The challenges to forecasting the weather are bounded not by an understanding of the mechanics of weather but by the computational power to evolve the models. It's interesting to note that IBM bought the Weather Company.

The idea that a data scientist with no background in weather science could build a useful forecast is pretty hubristic.

Luckily, we don't have to re-invent the wheel. There are already a variety of services available to programmatically retrieve weather forecasts. I've had fantastic luck working with the Dark Sky API in the past. First 1k forecasts are free; reasonable pricing thereafter.

Yet some integration is required. That takes time, and time has a cost which we'll call C. We have to ask about the value of information. The librarian needs to make a decision. I didn't specify what that was in the episode. Maybe the decision is whether or not to execute their discretionary powers to deny the checkout if the risk is too great. (I doubt this would happen in real life, but let's go with it)

The librarian can make a decision based on a model which does not include the weather forecast as a signal. We'll call that the uninformed decision D_u. The librarian might also have access to a theoretically superior model which does use the weather data and make a more informed decision D_i based on that prediction.

Let a function U exist which calculates the expected utility (perhaps dollars saved) for each decision D_x. In other words U : D_x \rightarrow \mathbb{R}.

I'm going to skip over some important decision theory about those decisions, but it might be worth a follow up post on the subject.

Using the data above, we can now define the value of information for the weather data as:

V = U(D_i) - U(D_u) - C

In english, the value of information is the expected utility when acting with the information, minus the utility you would have gotten anyway acting without the information, minus the cost of aquiring and integrating the information.

The cost is non-trivial. The person building the model will need to spend at least a few hours working on this, possibly more.

It seems intuitive that some percentage of the library patronage would be adverse to doing errands (like returning library books) during inclement weather. For patrons who keep their books for the full term of the checkout and find themselves unwilling to leave the comfort of their homes on the due date because of the weather, a forecast would have great predictive power.

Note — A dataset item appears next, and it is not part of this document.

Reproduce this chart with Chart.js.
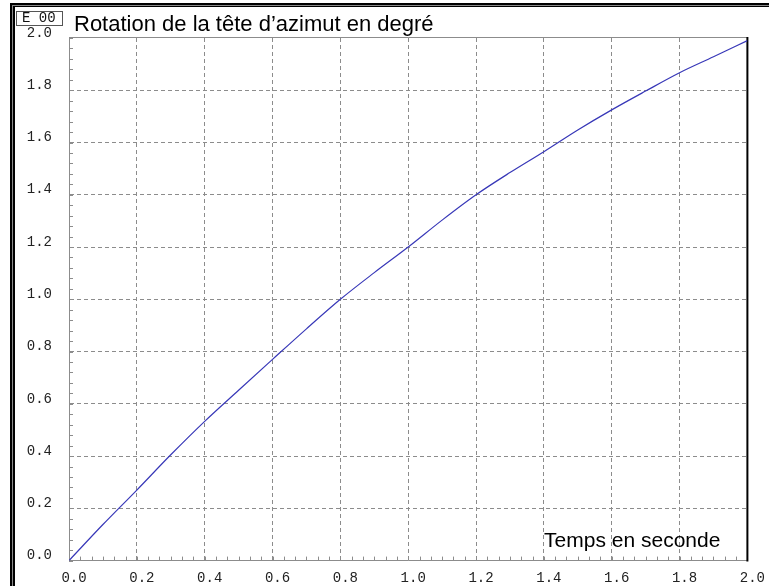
<!DOCTYPE html>
<html lang="fr">
<head>
<meta charset="utf-8">
<title>Rotation de la tête d’azimut</title>
<script src="https://cdn.jsdelivr.net/npm/chart.js@4.4.0/dist/chart.umd.min.js"></script>
<style>
  html, body { margin: 0; padding: 0; background: #fff; overflow: hidden; }
  #wrap { position: relative; width: 769px; height: 586px; overflow: hidden; }
  #chart { position: absolute; left: 0; top: 0; }
  /* window frame, cut off on the right and at the bottom */
  .f1 { position: absolute; left: 10px; top: 3px; width: 900px; height: 700px;
        border-left: 2px solid #000; border-top: 2px solid #000; }
  .f2 { height: 100%; border-left: 1px solid #8a8a8a; border-top: 1px solid #8a8a8a; }
  .f3 { height: 100%; border-left: 2px solid #000; border-top: 1px solid #000; }
  #expo { position: absolute; left: 16px; top: 11px; width: 40px; height: 13px;
          padding-left: 5px; border: 1px solid #555; background: #fff;
          font: 14px 'Liberation Mono', monospace; line-height: 13px;
          white-space: pre; color: #111; z-index: 2; }
</style>
</head>
<body>
<div id="wrap">
  <div class="f1"><div class="f2"><div class="f3"></div></div></div>
  <canvas id="chart" width="769" height="586"></canvas>
  <div id="expo">E 00</div>
</div>
<script>
// ── Data ─────────────────────────────────────────────────────
const times    = [0.0, 0.1, 0.2, 0.3, 0.4, 0.5, 0.6, 0.7, 0.8, 0.9, 1.0,
                  1.1, 1.2, 1.3, 1.4, 1.5, 1.6, 1.7, 1.8, 1.9, 2.0];
const rotation = [0.0, 0.138, 0.27, 0.405, 0.533, 0.652, 0.77, 0.887, 1.0, 1.102, 1.20,
                  1.303, 1.40, 1.485, 1.565, 1.648, 1.725, 1.797, 1.867, 1.928, 1.99];
const xTicks = [0.0, 0.2, 0.4, 0.6, 0.8, 1.0, 1.2, 1.4, 1.6, 1.8, 2.0];
const yTicks = [0.0, 0.2, 0.4, 0.6, 0.8, 1.0, 1.2, 1.4, 1.6, 1.8, 2.0];
const titleText = 'Rotation de la tête d’azimut en degré';
const xAxisText = 'Temps en seconde';

const gridGray = '#8c8c8c';
const monoFont = { family: "'Liberation Mono', monospace", size: 14 };

// hide the dashed grid line where the axis border already sits
const gridColor = ctx => {
  const v = ctx.tick ? ctx.tick.value : null;
  return (v === 0 || v === 2) ? 'rgba(0,0,0,0)' : gridGray;
};

// ── Minor ticks, top/right border, in-plot captions ─────────
const decor = {
  id: 'decor',
  beforeDatasetsDraw(chart) {
    const { ctx, chartArea: a, scales: { x, y } } = chart;
    ctx.save();
    ctx.strokeStyle = gridGray;
    ctx.lineWidth = 1;
    ctx.beginPath();
    for (let i = 0; i <= 50; i++) {           // 5 steps per 0.2 on y
      const py = Math.round(y.getPixelForValue(i * 0.04)) + 0.5;
      ctx.moveTo(a.left, py); ctx.lineTo(a.left + 4, py);
    }
    for (let i = 0; i <= 60; i++) {           // 6 steps per 0.2 on x
      const px = Math.round(x.getPixelForValue(i * 0.2 / 6)) + 0.5;
      ctx.moveTo(px, a.bottom); ctx.lineTo(px, a.bottom - 4);
    }
    // top border
    ctx.moveTo(a.left, a.top - 0.5); ctx.lineTo(a.right, a.top - 0.5);
    ctx.stroke();
    // right border
    ctx.strokeStyle = '#000';
    ctx.lineWidth = 2;
    ctx.beginPath();
    ctx.moveTo(a.right, a.top - 1); ctx.lineTo(a.right, a.bottom + 1);
    ctx.stroke();
    ctx.restore();
  },
  afterDraw(chart) {
    const { ctx, chartArea: a } = chart;
    ctx.save();
    ctx.fillStyle = '#000';
    ctx.textBaseline = 'alphabetic';
    ctx.textAlign = 'left';
    ctx.font = "22px 'Liberation Sans', Arial, sans-serif";
    ctx.fillText(titleText, a.left + 5, 31);
    ctx.textAlign = 'right';
    ctx.font = "21px 'Liberation Sans', Arial, sans-serif";
    ctx.fillText(xAxisText, a.right - 27, a.bottom - 14);
    ctx.restore();
  }
};

new Chart(document.getElementById('chart'), {
  type: 'line',
  data: {
    datasets: [{
      data: times.map((t, i) => ({ x: t, y: rotation[i] })),
      borderColor: '#3838b8',
      borderWidth: 1.2,
      pointRadius: 0,
      fill: false,
      cubicInterpolationMode: 'monotone'
    }]
  },
  options: {
    responsive: false,
    animation: false,
    layout: { padding: { left: 0, top: 38, right: 19, bottom: 0 } },
    plugins: { legend: { display: false }, tooltip: { enabled: false } },
    scales: {
      x: {
        type: 'linear', min: 0, max: 2,
        afterFit: s => { s.height = 25; },
        afterBuildTicks: s => { s.ticks = xTicks.map(v => ({ value: v })); },
        grid: { color: gridColor, drawTicks: false },
        border: { display: true, color: gridGray, width: 1, dash: [4, 3] },
        ticks: {
          color: '#222', font: monoFont, padding: 9, labelOffset: 5,
          maxRotation: 0, autoSkip: false,
          callback: v => v.toFixed(1)
        }
      },
      y: {
        type: 'linear', min: 0, max: 2,
        afterFit: s => { s.width = 69; },
        afterBuildTicks: s => { s.ticks = yTicks.map(v => ({ value: v })); },
        grid: { color: gridColor, drawTicks: false },
        border: { display: true, color: gridGray, width: 1, dash: [4, 3] },
        ticks: {
          color: '#222', font: monoFont, padding: 17, labelOffset: -5,
          autoSkip: false,
          callback: v => v.toFixed(1)
        }
      }
    }
  },
  plugins: [decor]
});
</script>
</body>
</html>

There could definitely be circumstances other than the one I described above for which weather correlates with likelihood of return. Maybe people would rather go to the beach on nice days. Or more car accidents happen during bad weather, and people on their way to return a book will give up after having an accident. I'm just trying to convince myself that indeed some circumstances exist for which weather forecasts could plausibly be useful. The last digit of the person's phone number, on the other hand, has no plausible usefulness.

Now the question is how useful can the weather forecast be? How much information is contained in this signal which cannot be extracted from some other source?

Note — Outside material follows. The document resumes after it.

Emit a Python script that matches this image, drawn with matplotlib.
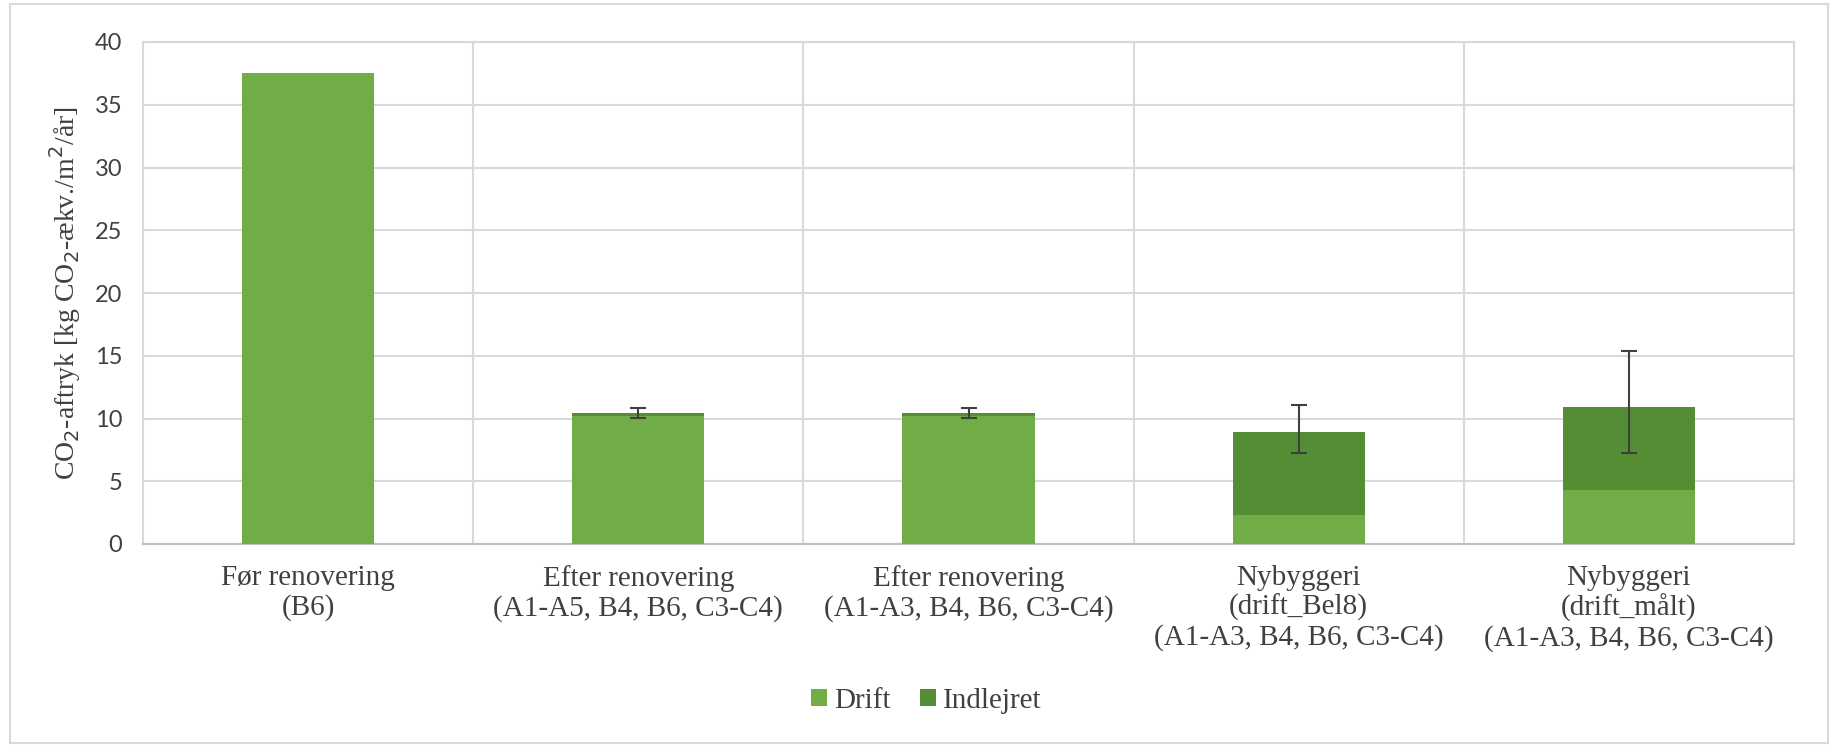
import matplotlib
matplotlib.use("Agg")
import matplotlib.pyplot as plt
from matplotlib.patches import Rectangle, Patch
import numpy as np

# Scenarios compared (x-axis categories)
categories = [
    "Før renovering\n(B6)",
    "Efter renovering\n(A1-A5, B4, B6, C3-C4)",
    "Efter renovering\n(A1-A3, B4, B6, C3-C4)",
    "Nybyggeri\n(drift_Bel8)\n(A1-A3, B4, B6, C3-C4)",
    "Nybyggeri\n(drift_målt)\n(A1-A3, B4, B6, C3-C4)",
]

# CO2 footprint per series [kg CO2-ækv./m²/år]
drift = [37.5, 10.2, 10.2, 2.3, 4.3]
indlejret = [0.0, 0.2, 0.2, 6.6, 6.6]

# Asymmetric uncertainty on the total (none for the first scenario)
err_lower = [0.0, 0.35, 0.35, 1.65, 3.65]
err_upper = [0.0, 0.45, 0.45, 2.2, 4.5]

yticks = [0, 5, 10, 15, 20, 25, 30, 35, 40]

C_DRIFT = "#70AD47"
C_INDL = "#548D33"
C_GRID = "#D9D9D9"

SERIF = ["Liberation Serif", "DejaVu Serif"]
SANS = ["Lato", "DejaVu Sans"]

fig = plt.figure(figsize=(18.41, 7.46), dpi=100)
fig.patch.set_facecolor("white")

# outer chart frame
fig.add_artist(Rectangle((10 / 1841, 3 / 746), 1818 / 1841, 739 / 746,
                         transform=fig.transFigure, fill=False,
                         edgecolor=C_GRID, linewidth=1.5))

ax = fig.add_axes([143 / 1841, 202 / 746, 1651 / 1841, 502 / 746])

x = np.arange(len(categories))
width = 0.40
totals = np.array(drift) + np.array(indlejret)

ax.bar(x, drift, width, color=C_DRIFT, label="Drift", zorder=3)
ax.bar(x, indlejret, width, bottom=drift, color=C_INDL, label="Indlejret", zorder=3)

# error bars only where an uncertainty is given
mask = (np.array(err_lower) + np.array(err_upper)) > 0
ax.errorbar(x[mask], totals[mask],
            yerr=[np.array(err_lower)[mask], np.array(err_upper)[mask]],
            fmt="none", ecolor="#404040", elinewidth=1.5, capsize=5.5,
            capthick=1.5, zorder=4)

ax.set_xlim(-0.5, len(categories) - 0.5)
ax.set_ylim(0, 40)
ax.set_yticks(yticks)
ax.set_yticklabels([str(t) for t in yticks], family=SANS, fontsize=17,
                   color="#404040")
ax.set_xticks(x)
ax.set_xticklabels(categories, family=SERIF, fontsize=21, color="#404040",
                   linespacing=1.15)
ax.tick_params(axis="both", length=0)
ax.tick_params(axis="y", pad=15)
ax.tick_params(axis="x", pad=15)

# horizontal grid and category separators
ax.yaxis.grid(True, color=C_GRID, linewidth=1.5, zorder=0)
for b in np.arange(0.5, len(categories) - 0.5, 1.0):
    ax.axvline(b, color=C_GRID, linewidth=1.5, zorder=0)
for s in ax.spines.values():
    s.set_color(C_GRID)
    s.set_linewidth(1.5)
ax.spines["bottom"].set_color("#BFBFBF")
ax.set_axisbelow(True)

ax.set_ylabel("CO$_2$-aftryk [kg CO$_2$-ækv./m$^2$/år]", family=SERIF,
              fontsize=20, color="#404040", labelpad=8)

handles = [Patch(facecolor=C_DRIFT), Patch(facecolor=C_INDL)]
fig.legend(handles, ["Drift", "Indlejret"], loc="center",
           bbox_to_anchor=(926 / 1841, 1 - 701 / 746), ncol=2, frameon=False,
           prop={"family": SERIF, "size": 21}, handlelength=0.55,
           handleheight=0.55, handletextpad=0.25, columnspacing=1.0,
           labelcolor="#404040")

fig.savefig("out.png", dpi=100, facecolor="white")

I don't have the answer to this question for weather. However, my instincts tell me that the predictive power will be rather low. As a former Chicagoan, I lived in a large variance of weather conditions. Yes, during extremely bad snow days, I'd sometimes have to stay home. But that was exceptional. I think most people find ways to have routines which are not deeply effected by the weather. I've lived in Los Angeles for many years now, and I can attest that drivers here don't always have the automotive prowess of my fellow Chicagoans. There are times when the slightest hint of rain changes plans. Yet our rain is rare enough that this event isn't all that useful.

Ultimately, this problem, as with any supervised machine learning problem, is trying to provide an algorithm with a useful input dataset and examples of the desired output, so that the algorithm can identify correlations between the input and output data. These correlations can be exploited for predictive power.

I find myself shuffling through the various scenarios, however contrived, in which the weather much actively switch a patron's behavior from someone who returns on time to someone who doesn't. While I'm sure it effects some individual return events, I'm not convinced there are enough available for weather to contribute predictive power to the question.

Granted, library behavior on the whole is likely to be effected by weather. If you wanted to predict how many patrons will come to the library on a given day, this blog post would have read very differently. The problem is predicting if a book, at the time of checkout, will be returned on time. Since "on time" is a window of time, the affect of weather is a bit more murky.

For the record, I would not have penalized anyone I interviewed for bringing up the weather just because my instinct says it's not the most useful indicator. First, I could be wrong about my expectation. Second, I wouldn't assert it has no value; there must be some predictive power there. Third, a good discussion about the hows and whys of incorporating weather would teach me a lot about a person's problem solving strategies. We all have to make mistakes and go down dead ends in order to learn. Success is not about how many dead ends you go down, but rather how quickly you recognize the dead end and turn around.